Eight years later Dreamspinner Press is thriving, and I believe one of the main reasons for this is what I talk about in my blog here all the time. Karma, Reaping what you sow. The Universe paying back what is given out.
And Elizabeth gives.
Elizabeth is more than publisher and employer for me. She is teacher. She is guru. She is friend. She is confidant. She is example. She is guide. She is friend. And she is an amazing human being. I should hope that I could be half the person she is.
Five years ago I sent her a story and in that submission was my hopes and dreams. She bought that story—called—Baiu en Sāhuf…or…Soul of the Mummy—and now being a professional fulltime writer is within my grasp. Not that I didn’t have anything to do with it. I know that if the story had been crap, she and Lynn West wouldn’t have bought it (I will save Lynn for another day).
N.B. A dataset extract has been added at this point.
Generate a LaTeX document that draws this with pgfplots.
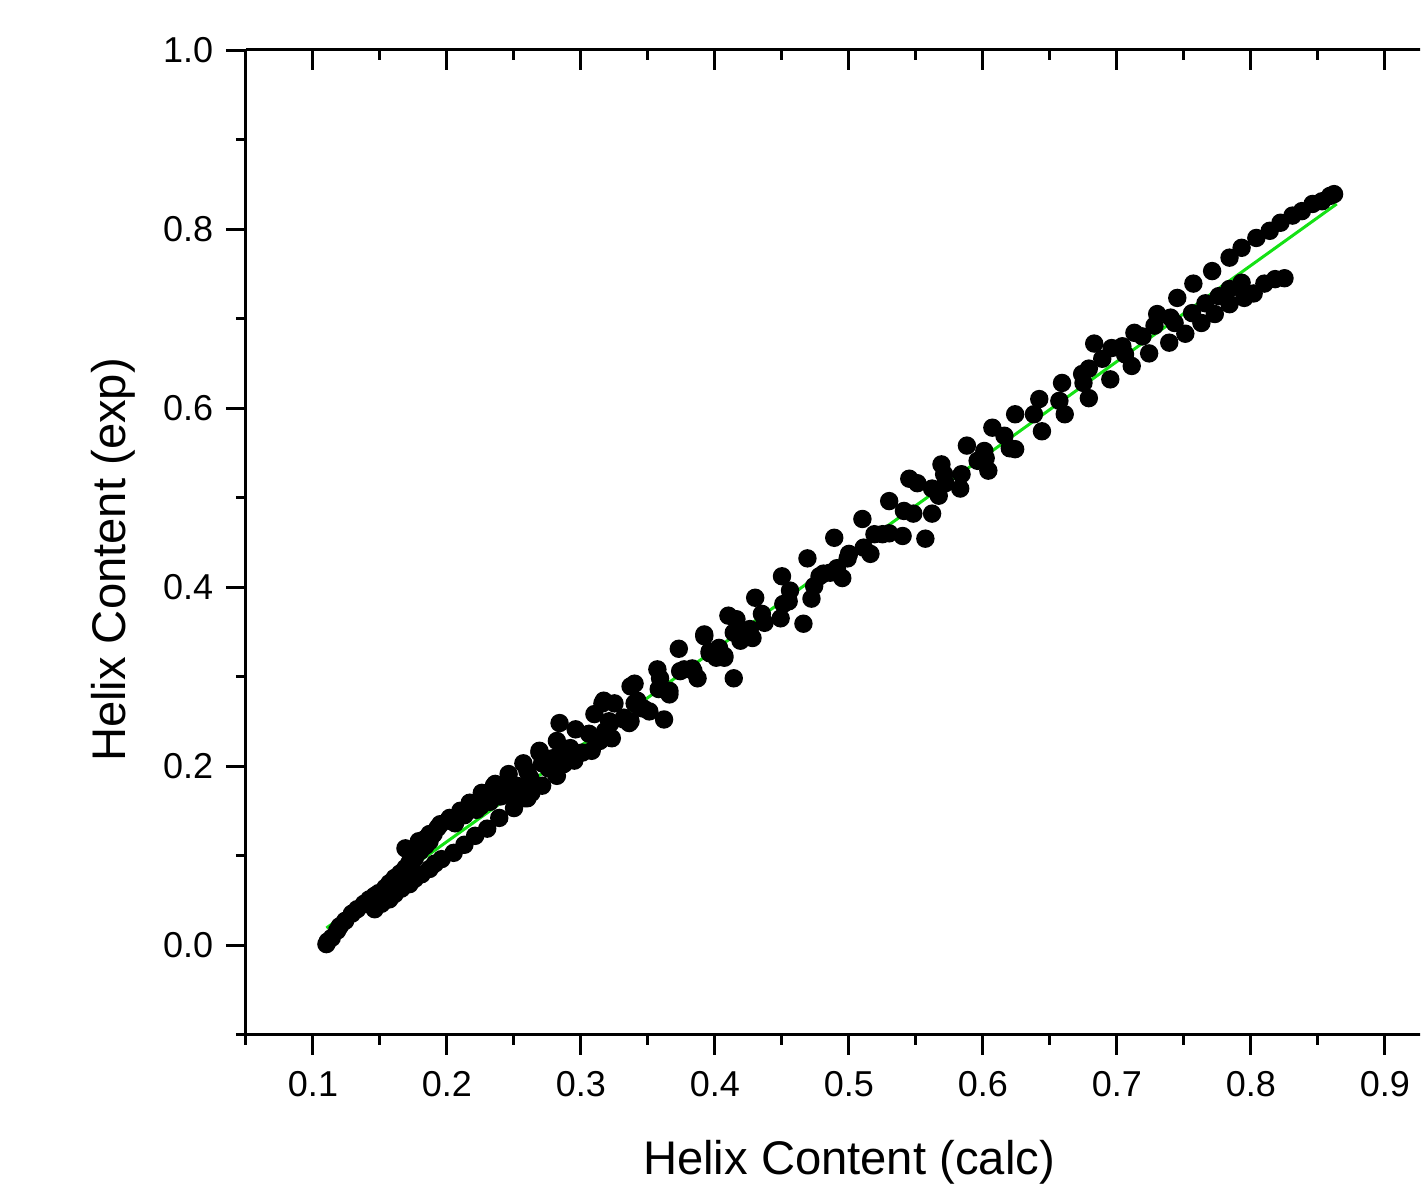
\documentclass[border=0pt]{standalone}
\usepackage{fontspec}
\setmainfont{Liberation Sans}
\usepackage{pgfplots}
\pgfplotsset{compat=1.18}
\definecolor{fitgreen}{RGB}{20,225,20}

\begin{document}
\begin{tikzpicture}
\pgfplotsset{
  common/.style={
    scale only axis, width=301.5pt, height=246.125pt,
    at={(0,0)}, anchor=south west,
    xmin=0.05, xmax=0.95, ymin=-0.1, ymax=1.0,
    axis line style={-, line width=0.75pt},
    x axis line style={-}, y axis line style={-},
    every tick/.style={black, line width=0.75pt},
    major tick length=5pt, minor tick length=2.5pt,
    xtick={0.1,0.2,...,0.9},
    minor xtick={0.05,0.15,...,0.95},
  },
}
\begin{scope}
\clip (-61.5pt,-37.75pt) rectangle (293.5pt,258.625pt);
\begin{axis}[common,
  axis x line*=bottom, axis y line*=left,
  ytick={0,0.2,...,1.0},
  minor ytick={-0.1,0.1,0.3,0.5,0.7,0.9},
  tick align=outside,
  /pgf/number format/assume math mode=true,
  /pgf/number format/.cd, fixed, fixed zerofill, precision=1, /tikz/.cd,
  tick label style={font=\fontsize{9}{10}\selectfont},
  xticklabel style={yshift=-0.75pt},
  yticklabel style={xshift=0.3pt},
  xlabel={Helix Content (calc)},
  ylabel={Helix Content (exp)},
  every axis x label/.style={at={(axis description cs:0.5,0)}, anchor=center,
    yshift=-32pt, font=\fontsize{11.8}{13}\selectfont},
  every axis y label/.style={at={(axis description cs:0,0.482)}, anchor=center,
    rotate=90, yshift=33.25pt, font=\fontsize{11.8}{13}\selectfont},
]
\addplot[only marks, mark=*, mark size=2.1pt, black] coordinates {
(0.110,0.001) (0.111,0.004) (0.114,0.008) (0.118,0.016) (0.120,0.021) (0.124,0.027)
(0.129,0.035) (0.133,0.040) (0.138,0.046) (0.142,0.051) (0.146,0.055) (0.149,0.058)
(0.154,0.064) (0.157,0.069) (0.161,0.075) (0.165,0.080) (0.169,0.086) (0.172,0.092)
(0.176,0.097) (0.180,0.105) (0.184,0.111) (0.187,0.116)
(0.169,0.108) (0.179,0.116) (0.183,0.118) (0.187,0.124) (0.190,0.124) (0.193,0.131)
(0.195,0.135) (0.201,0.139) (0.202,0.142) (0.206,0.136) (0.210,0.150) (0.210,0.147)
(0.213,0.145) (0.217,0.159) (0.217,0.158) (0.219,0.155) (0.222,0.151) (0.225,0.155)
(0.226,0.170) (0.228,0.163) (0.232,0.160) (0.235,0.178) (0.236,0.180) (0.237,0.170)
(0.240,0.166) (0.245,0.172) (0.246,0.191) (0.247,0.181) (0.250,0.164) (0.252,0.178)
(0.257,0.203) (0.258,0.164) (0.260,0.194) (0.262,0.187) (0.263,0.170) (0.269,0.215)
(0.271,0.203) (0.276,0.197) (0.280,0.209) (0.287,0.213)
(0.146,0.040) (0.151,0.046) (0.157,0.051) (0.161,0.057) (0.166,0.063) (0.172,0.068)
(0.176,0.074) (0.181,0.079) (0.187,0.085) (0.191,0.091) (0.196,0.096) (0.205,0.103)
(0.213,0.112) (0.221,0.122) (0.230,0.130) (0.239,0.142) (0.250,0.153) (0.260,0.164)
(0.271,0.178) (0.282,0.189)
(0.269,0.217) (0.276,0.208) (0.282,0.228) (0.284,0.248) (0.287,0.202) (0.292,0.220)
(0.295,0.206) (0.296,0.241) (0.301,0.215) (0.306,0.236) (0.308,0.217) (0.310,0.258)
(0.314,0.228) (0.316,0.270) (0.317,0.273) (0.318,0.239) (0.321,0.250) (0.322,0.248)
(0.323,0.231) (0.325,0.270) (0.332,0.252) (0.332,0.254) (0.336,0.248) (0.337,0.250)
(0.337,0.289) (0.340,0.292) (0.340,0.270) (0.342,0.273) (0.344,0.265) (0.347,0.264)
(0.351,0.261) (0.357,0.308) (0.358,0.286) (0.359,0.298) (0.362,0.252) (0.366,0.284)
(0.366,0.280) (0.373,0.331) (0.374,0.306) (0.377,0.308) (0.383,0.309) (0.384,0.306)
(0.387,0.298) (0.392,0.347) (0.392,0.345) (0.396,0.326) (0.396,0.328) (0.401,0.321)
(0.403,0.328) (0.403,0.332) (0.407,0.321) (0.407,0.323) (0.410,0.368) (0.414,0.349)
(0.414,0.298) (0.416,0.364) (0.419,0.340) (0.426,0.353) (0.428,0.343) (0.430,0.388)
(0.435,0.370) (0.437,0.360) (0.449,0.365) (0.450,0.412) (0.451,0.381) (0.455,0.384)
(0.456,0.396) (0.466,0.359) (0.469,0.432) (0.472,0.387) (0.474,0.401) (0.478,0.412)
(0.481,0.415) (0.486,0.416) (0.489,0.455) (0.491,0.421) (0.495,0.410) (0.499,0.432)
(0.500,0.437) (0.510,0.476) (0.511,0.444) (0.516,0.437) (0.519,0.459) (0.525,0.459)
(0.530,0.496) (0.530,0.460) (0.540,0.457) (0.541,0.485) (0.545,0.521) (0.548,0.482)
(0.551,0.516) (0.557,0.454) (0.562,0.482) (0.562,0.510) (0.567,0.502) (0.569,0.537)
(0.571,0.526) (0.572,0.516) (0.583,0.510) (0.584,0.526) (0.588,0.558) (0.596,0.541)
(0.601,0.552) (0.602,0.544) (0.604,0.530) (0.607,0.578) (0.616,0.569) (0.620,0.555)
(0.624,0.554) (0.624,0.593) (0.638,0.593) (0.642,0.610) (0.644,0.574) (0.657,0.608)
(0.659,0.628) (0.661,0.593) (0.674,0.638) (0.675,0.628) (0.679,0.611) (0.679,0.644)
(0.683,0.672) (0.689,0.655) (0.695,0.632) (0.696,0.667) (0.704,0.669) (0.706,0.660)
(0.711,0.647) (0.713,0.684) (0.719,0.680) (0.724,0.661)
(0.728,0.692) (0.730,0.705) (0.740,0.701) (0.745,0.723) (0.743,0.695) (0.751,0.683)
(0.739,0.673) (0.757,0.739) (0.756,0.706) (0.763,0.695) (0.766,0.717) (0.771,0.753)
(0.773,0.705) (0.776,0.725) (0.784,0.768) (0.784,0.733) (0.784,0.716) (0.793,0.740)
(0.793,0.779) (0.795,0.723) (0.802,0.728) (0.804,0.790) (0.810,0.739) (0.814,0.798)
(0.818,0.744) (0.822,0.807) (0.825,0.745) (0.831,0.815) (0.838,0.820) (0.846,0.828)
(0.853,0.831) (0.859,0.837) (0.862,0.839)
};
\addplot[fitgreen, line width=0.75pt] coordinates {(0.110,0.019) (0.864,0.828)};
\end{axis}
% top axis: ticks point inward
\begin{axis}[common,
  axis x line*=top, axis y line=none,
  tick align=inside, xticklabels={},
]
\end{axis}
\end{scope}
\pgfresetboundingbox
\path[use as bounding box] (-61.5pt,-37.75pt) rectangle (294.25pt,258.625pt);
\end{tikzpicture}
\end{document}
But the thing is, and the reason she is my hero, is that she did more than buy my story. She guided me. She taught me. She had patience with me. She forgave me for deadlines missed. She went out of her way to help me.
I will never forget the day we met. It was in the tiny restaurant of the hotel of the first ever Dreamspinner Press author’s workshop. She walked up to me…and hugged me. She leaned into the hug. She pressed her chest against mine—her heart against mine. She held on. It was a real hug (and I have talked about hugs here in my blog). She was one of the first people to give me the kind of hug that I longed to give (and rarely did, because of fear). To this day, that is how I hug now. Some people pull away…and some sigh and say, “Oh…oh my…you know how to hug.”
Because a hug should be more than some perfunctory gesture. It should be real.
Some months ago, at the beginning of the depression I fell under and have discussed here, she called me. Called me! Asked me what was going on. Said she knew I wasn’t being my authentic self.
And even though I failed her and Winter Heart is a good two months or more late, she has done nothing but help me and encourage me and give me more advise.
Soon I am going to stop working full time, at least at some company that doesn’t give a f*ck if I live or die—that cares ONLY about itself and its profits and its facts and figures. Soon I will be writing for myself and a company called Dreamspinner Press—“Where Dreams Come True”–full time. A company and a publisher that cares about me as a human being as well as a story writer.
Thank you Elizabeth. Thank you more than words can possibly say—even for a writer.
Thank you. A most Happy Birthday!
May you reap all that you have sown—and that should be a heck of a lot.
P.S.: Elizabeth has three sons that are a testament to her. I sit back and wonder at how they will change the world when they are grown!